[WHAT TO WORK ON]:
Pictures stay out. Extract the lines below from the first one through the line with "minimum width=224pt] at", both included.

(Saved entries)
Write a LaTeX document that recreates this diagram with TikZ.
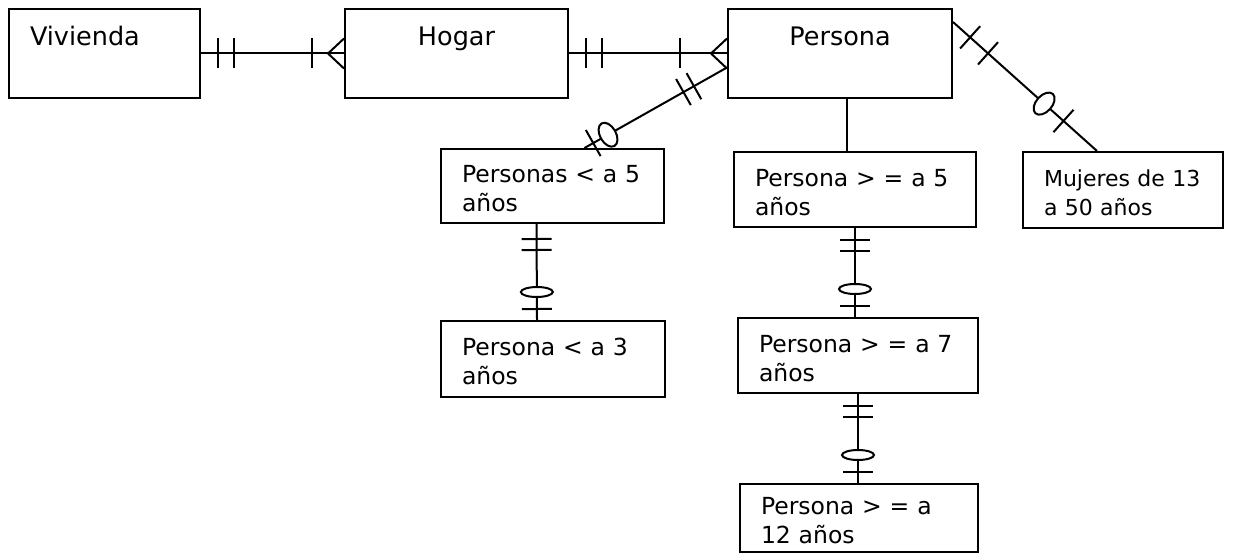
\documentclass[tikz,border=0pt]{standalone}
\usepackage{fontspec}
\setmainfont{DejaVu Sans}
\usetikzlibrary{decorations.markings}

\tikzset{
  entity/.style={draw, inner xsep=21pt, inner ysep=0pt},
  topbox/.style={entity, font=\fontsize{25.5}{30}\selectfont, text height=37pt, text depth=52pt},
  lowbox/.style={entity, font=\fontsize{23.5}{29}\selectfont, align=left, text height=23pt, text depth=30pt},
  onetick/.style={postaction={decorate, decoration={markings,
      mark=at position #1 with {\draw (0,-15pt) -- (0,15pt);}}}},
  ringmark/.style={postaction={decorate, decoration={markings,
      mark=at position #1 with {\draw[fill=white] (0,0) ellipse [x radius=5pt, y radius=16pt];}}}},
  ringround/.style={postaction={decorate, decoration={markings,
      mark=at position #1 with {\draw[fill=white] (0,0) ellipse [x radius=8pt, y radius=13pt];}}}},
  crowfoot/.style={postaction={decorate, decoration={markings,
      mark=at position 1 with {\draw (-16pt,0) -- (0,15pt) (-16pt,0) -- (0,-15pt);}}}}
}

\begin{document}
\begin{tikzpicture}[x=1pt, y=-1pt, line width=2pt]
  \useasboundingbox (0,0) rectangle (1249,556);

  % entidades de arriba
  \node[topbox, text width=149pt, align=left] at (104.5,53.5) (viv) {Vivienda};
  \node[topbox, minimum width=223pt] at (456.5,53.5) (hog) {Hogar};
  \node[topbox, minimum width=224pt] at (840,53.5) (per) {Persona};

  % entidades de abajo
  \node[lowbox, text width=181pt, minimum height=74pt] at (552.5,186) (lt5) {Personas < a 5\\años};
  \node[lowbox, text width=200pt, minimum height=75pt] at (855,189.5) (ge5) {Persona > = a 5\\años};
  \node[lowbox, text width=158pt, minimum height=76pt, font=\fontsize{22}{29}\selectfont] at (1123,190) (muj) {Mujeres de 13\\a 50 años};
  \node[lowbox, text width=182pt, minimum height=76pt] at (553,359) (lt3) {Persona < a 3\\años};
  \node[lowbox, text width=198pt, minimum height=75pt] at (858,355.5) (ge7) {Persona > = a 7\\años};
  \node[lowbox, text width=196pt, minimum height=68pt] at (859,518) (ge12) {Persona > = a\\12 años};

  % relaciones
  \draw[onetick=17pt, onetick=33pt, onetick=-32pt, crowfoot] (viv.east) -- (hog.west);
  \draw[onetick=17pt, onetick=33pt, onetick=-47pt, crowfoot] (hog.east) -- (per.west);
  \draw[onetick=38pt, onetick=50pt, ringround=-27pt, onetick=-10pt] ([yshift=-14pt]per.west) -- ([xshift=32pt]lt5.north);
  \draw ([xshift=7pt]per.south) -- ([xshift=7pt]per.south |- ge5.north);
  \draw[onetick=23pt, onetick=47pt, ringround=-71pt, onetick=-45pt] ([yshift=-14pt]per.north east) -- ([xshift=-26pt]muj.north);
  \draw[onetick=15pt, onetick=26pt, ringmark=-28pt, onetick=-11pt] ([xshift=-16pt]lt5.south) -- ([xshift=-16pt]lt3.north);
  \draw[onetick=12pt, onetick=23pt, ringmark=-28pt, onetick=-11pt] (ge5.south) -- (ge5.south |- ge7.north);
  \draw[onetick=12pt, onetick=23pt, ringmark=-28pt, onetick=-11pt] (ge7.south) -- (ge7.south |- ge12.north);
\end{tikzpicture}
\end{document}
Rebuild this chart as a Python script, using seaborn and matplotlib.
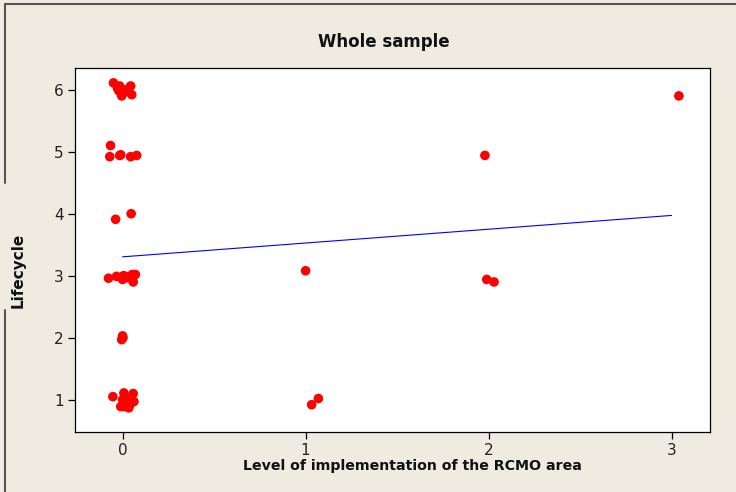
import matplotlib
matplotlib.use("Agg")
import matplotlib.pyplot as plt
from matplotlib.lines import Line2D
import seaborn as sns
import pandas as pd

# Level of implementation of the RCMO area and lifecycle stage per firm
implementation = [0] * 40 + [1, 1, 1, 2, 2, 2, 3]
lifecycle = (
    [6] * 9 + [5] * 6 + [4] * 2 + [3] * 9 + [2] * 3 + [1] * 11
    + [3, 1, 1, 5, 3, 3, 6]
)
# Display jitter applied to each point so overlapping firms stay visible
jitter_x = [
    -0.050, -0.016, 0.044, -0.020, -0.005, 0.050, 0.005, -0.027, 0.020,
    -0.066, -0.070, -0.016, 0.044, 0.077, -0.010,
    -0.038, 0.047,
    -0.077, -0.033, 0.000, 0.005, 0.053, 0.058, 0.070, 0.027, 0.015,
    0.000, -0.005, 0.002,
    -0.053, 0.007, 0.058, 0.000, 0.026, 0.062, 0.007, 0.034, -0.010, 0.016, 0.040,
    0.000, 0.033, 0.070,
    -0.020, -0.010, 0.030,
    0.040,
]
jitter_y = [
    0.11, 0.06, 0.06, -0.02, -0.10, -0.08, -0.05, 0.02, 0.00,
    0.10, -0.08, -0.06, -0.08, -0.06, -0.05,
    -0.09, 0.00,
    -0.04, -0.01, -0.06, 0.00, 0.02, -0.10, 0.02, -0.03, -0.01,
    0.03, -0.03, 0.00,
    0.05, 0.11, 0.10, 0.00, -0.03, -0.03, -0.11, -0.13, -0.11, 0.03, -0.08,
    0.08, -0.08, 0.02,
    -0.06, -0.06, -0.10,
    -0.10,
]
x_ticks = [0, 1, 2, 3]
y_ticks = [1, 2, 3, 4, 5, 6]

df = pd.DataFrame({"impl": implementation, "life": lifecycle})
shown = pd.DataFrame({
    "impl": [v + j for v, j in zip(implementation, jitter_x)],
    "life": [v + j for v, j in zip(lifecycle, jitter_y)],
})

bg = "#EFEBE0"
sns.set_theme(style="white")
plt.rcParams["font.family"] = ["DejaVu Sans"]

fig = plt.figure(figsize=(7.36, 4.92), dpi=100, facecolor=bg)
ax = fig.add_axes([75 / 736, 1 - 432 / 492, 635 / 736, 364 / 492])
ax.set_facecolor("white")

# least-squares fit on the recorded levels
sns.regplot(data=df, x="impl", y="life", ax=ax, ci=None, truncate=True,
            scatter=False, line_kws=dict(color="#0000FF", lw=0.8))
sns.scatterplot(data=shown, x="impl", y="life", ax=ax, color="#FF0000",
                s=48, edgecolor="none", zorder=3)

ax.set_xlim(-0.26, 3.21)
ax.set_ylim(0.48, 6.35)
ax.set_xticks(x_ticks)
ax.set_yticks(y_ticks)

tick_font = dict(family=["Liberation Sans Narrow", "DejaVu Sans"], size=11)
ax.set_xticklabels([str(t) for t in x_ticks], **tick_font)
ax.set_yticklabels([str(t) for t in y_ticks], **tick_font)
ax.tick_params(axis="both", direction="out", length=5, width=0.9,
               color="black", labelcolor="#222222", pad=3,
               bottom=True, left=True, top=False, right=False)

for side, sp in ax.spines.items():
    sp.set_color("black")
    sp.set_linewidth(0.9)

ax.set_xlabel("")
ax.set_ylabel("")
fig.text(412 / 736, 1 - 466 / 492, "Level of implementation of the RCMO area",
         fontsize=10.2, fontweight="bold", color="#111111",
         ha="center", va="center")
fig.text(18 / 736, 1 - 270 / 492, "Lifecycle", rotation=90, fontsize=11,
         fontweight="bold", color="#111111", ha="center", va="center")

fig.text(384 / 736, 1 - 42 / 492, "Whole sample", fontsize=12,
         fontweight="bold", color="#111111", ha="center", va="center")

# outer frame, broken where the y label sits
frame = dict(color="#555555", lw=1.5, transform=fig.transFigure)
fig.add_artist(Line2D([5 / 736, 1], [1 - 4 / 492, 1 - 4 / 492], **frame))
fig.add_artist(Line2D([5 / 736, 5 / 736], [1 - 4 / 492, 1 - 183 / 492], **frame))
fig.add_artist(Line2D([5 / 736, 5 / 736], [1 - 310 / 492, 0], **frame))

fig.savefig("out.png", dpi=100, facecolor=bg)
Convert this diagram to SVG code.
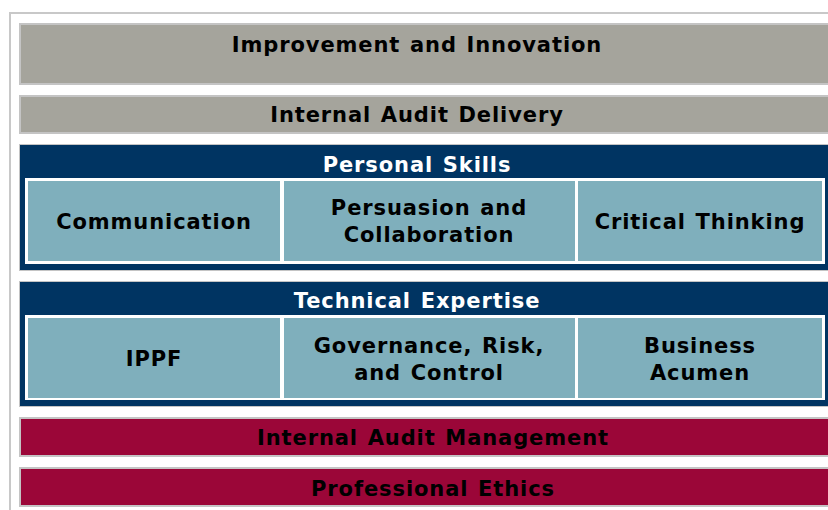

[PROBLEM SOLUTION]:
Write a LaTeX document that recreates this diagram with TikZ.
\documentclass[tikz,border=0pt]{standalone}
\usepackage{fontspec}
\setmainfont{DejaVu Sans}
\usetikzlibrary{decorations.markings}

\tikzset{
  entity/.style={draw, inner xsep=21pt, inner ysep=0pt},
  topbox/.style={entity, font=\fontsize{25.5}{30}\selectfont, text height=37pt, text depth=52pt},
  lowbox/.style={entity, font=\fontsize{23.5}{29}\selectfont, align=left, text height=23pt, text depth=30pt},
  onetick/.style={postaction={decorate, decoration={markings,
      mark=at position #1 with {\draw (0,-15pt) -- (0,15pt);}}}},
  ringmark/.style={postaction={decorate, decoration={markings,
      mark=at position #1 with {\draw[fill=white] (0,0) ellipse [x radius=5pt, y radius=16pt];}}}},
  ringround/.style={postaction={decorate, decoration={markings,
      mark=at position #1 with {\draw[fill=white] (0,0) ellipse [x radius=8pt, y radius=13pt];}}}},
  crowfoot/.style={postaction={decorate, decoration={markings,
      mark=at position 1 with {\draw (-16pt,0) -- (0,15pt) (-16pt,0) -- (0,-15pt);}}}}
}

\begin{document}
\begin{tikzpicture}[x=1pt, y=-1pt, line width=2pt]
  \useasboundingbox (0,0) rectangle (1249,556);

  % entidades de arriba
  \node[topbox, text width=149pt, align=left] at (104.5,53.5) (viv) {Vivienda};
  \node[topbox, minimum width=223pt] at (456.5,53.5) (hog) {Hogar};
  \node[topbox, minimum width=224pt] at (840,53.5) (per) {Persona};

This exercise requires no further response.